### TASK OBJECTIVE:
Scan the lines below for the string "chart" and copy every one that has it.
--- Start EXTRACTED RECORDS ---
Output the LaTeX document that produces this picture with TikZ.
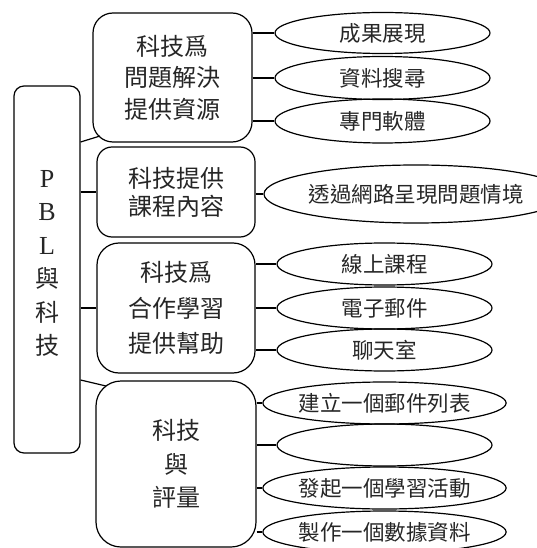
\documentclass[tikz,border=0pt]{standalone}
\usepackage{fontspec}
\setmainfont{Liberation Serif}
\newfontfamily\cjk{Noto Sans CJK TC}
\usetikzlibrary{shapes.geometric}
\tikzset{
  line/.style={line width=1.2pt},
  cbox/.style={draw, line width=1.2pt, rounded corners=#1, inner sep=0pt, align=center, text=black!85},
  oval/.style={draw, ellipse, line width=1.2pt, inner sep=0pt, minimum width=215pt, minimum height=43pt, text=black!85, font=\cjk\fontsize{21.5}{24}\selectfont},
}
\begin{document}
\begin{tikzpicture}[x=1pt,y=-1pt]
\useasboundingbox (0,0) rectangle (537,548);
% left box
\node[cbox=10pt, minimum width=66pt, minimum height=367pt] (pbl) at (47,269.5) {};
\node[inner sep=0pt, align=center, text=black!85, font=\fontsize{26}{33.5}\selectfont] (pbltext) at (47,263.5) {P\\B\\L\\{\cjk\fontsize{24}{33.5}\selectfont 與}\\{\cjk\fontsize{24}{33.5}\selectfont 科}\\{\cjk\fontsize{24}{33.5}\selectfont 技}};
% category boxes
\node[cbox=20pt, minimum width=159pt, minimum height=129pt, font=\cjk\fontsize{24}{31.5}\selectfont] (b1) at (172.5,77.5) {科技爲\\問題解決\\提供資源};
\node[cbox=15pt, minimum width=158pt, minimum height=90pt, font=\cjk\fontsize{24}{28}\selectfont] (b2) at (176,192) {科技提供\\課程內容};
\node[cbox=22pt, minimum width=158pt, minimum height=130pt, font=\cjk\fontsize{24}{35.5}\selectfont] (b3) at (176,308) {科技爲\\合作學習\\提供幫助};
\node[cbox=25pt, minimum width=160pt, minimum height=166pt, font=\cjk\fontsize{24}{33.5}\selectfont] (b4) at (176,464) {科技\\與\\評量};
% ellipses
\node[oval, minimum height=41pt] (e1) at (382.5,33) {成果展現};
\node[oval] (e2) at (382.5,78) {資料搜尋};
\node[oval, minimum height=44pt] (e3) at (382.5,121) {專門軟體};
\node[oval, minimum width=240pt, minimum height=58pt] (e4) at (416,194) {透過網路呈現問題情境};
\node[oval, minimum height=42pt] (e5) at (384.5,264) {線上課程};
\node[oval, minimum height=42pt] (e6) at (384.5,308) {電子郵件};
\node[oval, minimum height=42pt] (e7) at (384.5,350) {聊天室};
\node[oval, minimum height=42pt] (e8) at (384.5,403) {建立一個郵件列表};
\node[oval, minimum height=42pt] (e9) at (384.5,445) {};
\node[oval, minimum height=42pt] (e10) at (384.5,488) {發起一個學習活動};
\node[oval, minimum height=42pt] (e11) at (384.5,532) {製作一個數據資料};
% connectors from PBL
\coordinate (k1) at (100,136);
\coordinate (k4) at (106,386);
\draw[line] (pbl.east |- 0,142) -- (k1);
\draw[line] (pbl.east |- b2.west) -- (b2.west);
\draw[line] (pbl.east |- b3.west) -- (b3.west);
\draw[line] (pbl.east |- 0,380) -- (k4);
% connectors to ellipses
\foreach \e in {e1,e2,e3} \draw[line] (b1.east |- \e.west) -- (\e.west);
\draw[line] (b2.east |- e4.west) -- (e4.west);
\foreach \e in {e5,e6,e7} \draw[line] (b3.east |- \e.west) -- (\e.west);
\foreach \e in {e8,e9,e10,e11} \draw[line] (b4.east |- \e.west) -- (\e.west);
\end{tikzpicture}
\end{document}
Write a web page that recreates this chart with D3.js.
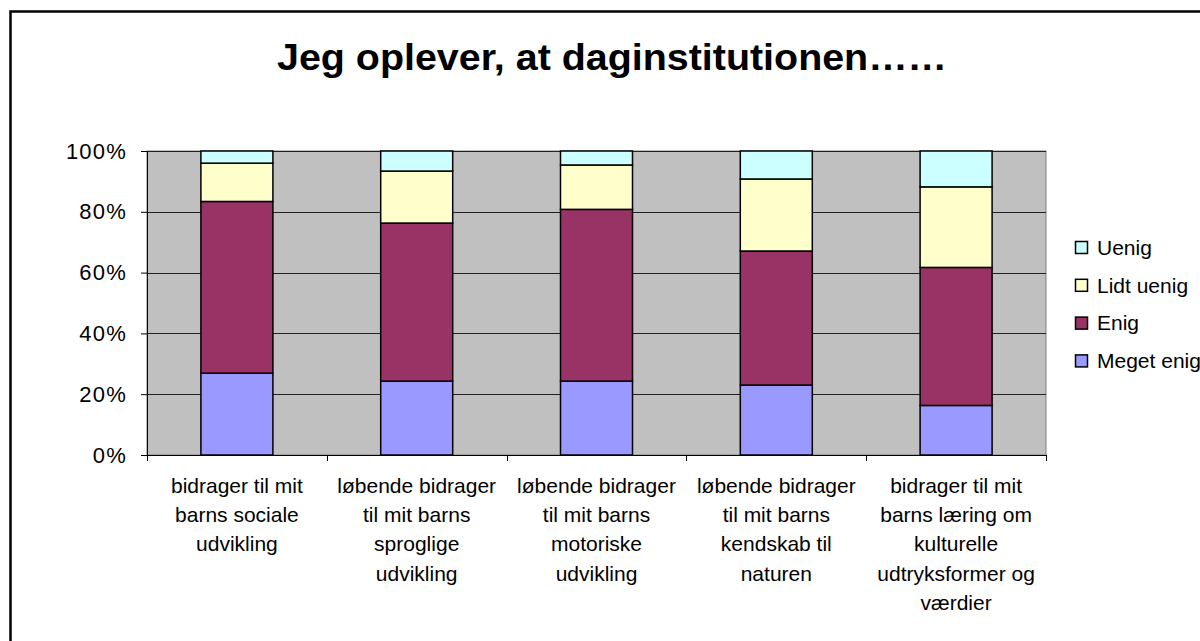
<!DOCTYPE html>
<html>
<head>
<meta charset="utf-8">
<script src="https://cdn.jsdelivr.net/npm/d3@7"></script>
<style>
  html, body { margin: 0; padding: 0; background: #fff; }
  svg { display: block; font-family: "Liberation Sans", Arial, sans-serif; }
</style>
</head>
<body>
<svg id="chart" width="1200" height="641"></svg>
<script>
const title = "Jeg oplever, at daginstitutionen……";
const categories = [
  ["bidrager til mit", "barns sociale", "udvikling"],
  ["løbende bidrager", "til mit barns", "sproglige", "udvikling"],
  ["løbende bidrager", "til mit barns", "motoriske", "udvikling"],
  ["løbende bidrager", "til mit barns", "kendskab til", "naturen"],
  ["bidrager til mit", "barns læring om", "kulturelle", "udtryksformer og", "værdier"]
];
const seriesNames = ["Meget enig", "Enig", "Lidt uenig", "Uenig"];
const seriesColors = ["#9999FF", "#993366", "#FFFFCC", "#CCFFFF"];
const megetEnig = [26.9, 24.3, 24.3, 23.0, 16.3];
const enig      = [56.5, 52.0, 56.5, 44.1, 45.4];
const lidtUenig = [12.6, 17.1, 14.6, 23.7, 26.5];
const uenig     = [4.0, 6.6, 4.6, 9.2, 11.8];
const yTicks = [0, 20, 40, 60, 80, 100];

const svg = d3.select("#chart");
const plot = { left: 147, right: 1046, top: 151, bottom: 455 };

// outer chart border
svg.append("rect").attr("x", 10.5).attr("y", 11.5).attr("width", 1400).attr("height", 900)
  .attr("fill", "none").attr("stroke", "#000").attr("stroke-width", 2.5);

// title
svg.append("text").attr("x", 612).attr("y", 70).attr("text-anchor", "middle")
  .attr("font-size", 36).attr("font-weight", "bold").attr("fill", "#000").text(title)
  .attr("textLength", 670).attr("lengthAdjust", "spacingAndGlyphs");

const x = d3.scaleBand().domain(d3.range(categories.length)).range([plot.left, plot.right]).paddingInner(0).paddingOuter(0);
const y = d3.scaleLinear().domain([0, 100]).range([plot.bottom, plot.top]);

// plot background
svg.append("rect").attr("x", plot.left).attr("y", plot.top)
  .attr("width", plot.right - plot.left).attr("height", plot.bottom - plot.top)
  .attr("fill", "#C0C0C0").attr("stroke", "#808080").attr("stroke-width", 1);

// gridlines
svg.append("g").selectAll("line").data(yTicks.filter(d => d > 0)).join("line")
  .attr("x1", plot.left).attr("x2", plot.right)
  .attr("y1", d => Math.round(y(d)) + 0.5).attr("y2", d => Math.round(y(d)) + 0.5)
  .attr("stroke", "#222").attr("stroke-width", 1);

// stacked data
const seriesArrays = [megetEnig, enig, lidtUenig, uenig];
const rows = categories.map((c, i) => {
  const r = { i };
  seriesNames.forEach((s, k) => r[s] = seriesArrays[k][i]);
  return r;
});
const stacked = d3.stack().keys(seriesNames)(rows);

const barW = 72;
svg.append("g").selectAll("g").data(stacked).join("g")
  .attr("fill", (d, k) => seriesColors[k])
  .selectAll("rect").data(d => d).join("rect")
  .attr("x", d => x(d.data.i) + x.bandwidth() / 2 - barW / 2)
  .attr("width", barW)
  .attr("y", d => y(d[1]))
  .attr("height", d => y(d[0]) - y(d[1]))
  .attr("stroke", "#000").attr("stroke-width", 1.5);

// y axis
const yAxis = d3.axisLeft(y).tickValues(yTicks).tickFormat(d => d + "%").tickSize(6).tickPadding(14);
const ya = svg.append("g").attr("transform", `translate(${plot.left},0)`).call(yAxis);
ya.select(".domain").attr("stroke", "#000");
ya.selectAll(".tick line").attr("stroke", "#000");
ya.selectAll("text").attr("font-size", 22).attr("letter-spacing", 1.2)
  .attr("font-family", "Liberation Sans, Arial, sans-serif").attr("fill", "#000");

// x axis line and ticks at category boundaries
svg.append("line").attr("x1", plot.left).attr("x2", plot.right)
  .attr("y1", plot.bottom + 0.5).attr("y2", plot.bottom + 0.5).attr("stroke", "#000");
const bounds = d3.range(categories.length + 1).map(i => i < categories.length ? x(i) : plot.right);
svg.append("g").selectAll("line").data(bounds).join("line")
  .attr("x1", d => Math.round(d) + 0.5).attr("x2", d => Math.round(d) + 0.5)
  .attr("y1", plot.bottom).attr("y2", plot.bottom + 6).attr("stroke", "#000");

// category labels
const lab = svg.append("g").selectAll("text").data(categories).join("text")
  .attr("text-anchor", "middle").attr("font-size", 21).attr("fill", "#000")
  .attr("transform", (d, i) => `translate(${x(i) + x.bandwidth() / 2},493)`);
lab.selectAll("tspan").data(d => d).join("tspan")
  .attr("x", 0).attr("y", (d, j) => j * 29.2).text(d => d);

// legend
const legendOrder = [3, 2, 1, 0];
const lg = svg.append("g").selectAll("g").data(legendOrder).join("g")
  .attr("transform", (k, j) => `translate(1075,${247.5 + j * 37.8})`);
lg.append("rect").attr("x", 0.5).attr("y", -6).attr("width", 12).attr("height", 12)
  .attr("fill", k => seriesColors[k]).attr("stroke", "#000").attr("stroke-width", 1.5);
lg.append("text").attr("x", 22).attr("y", 0).attr("dy", "0.35em")
  .attr("font-size", 21).attr("fill", "#000").text(k => seriesNames[k]);
</script>
</body>
</html>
--- End EXTRACTED RECORDS ---
### REPLY TO THE EXERCISE:
Write a web page that recreates this chart with D3.js.
<svg id="chart" width="1200" height="641"></svg>
const svg = d3.select("#chart");
// outer chart border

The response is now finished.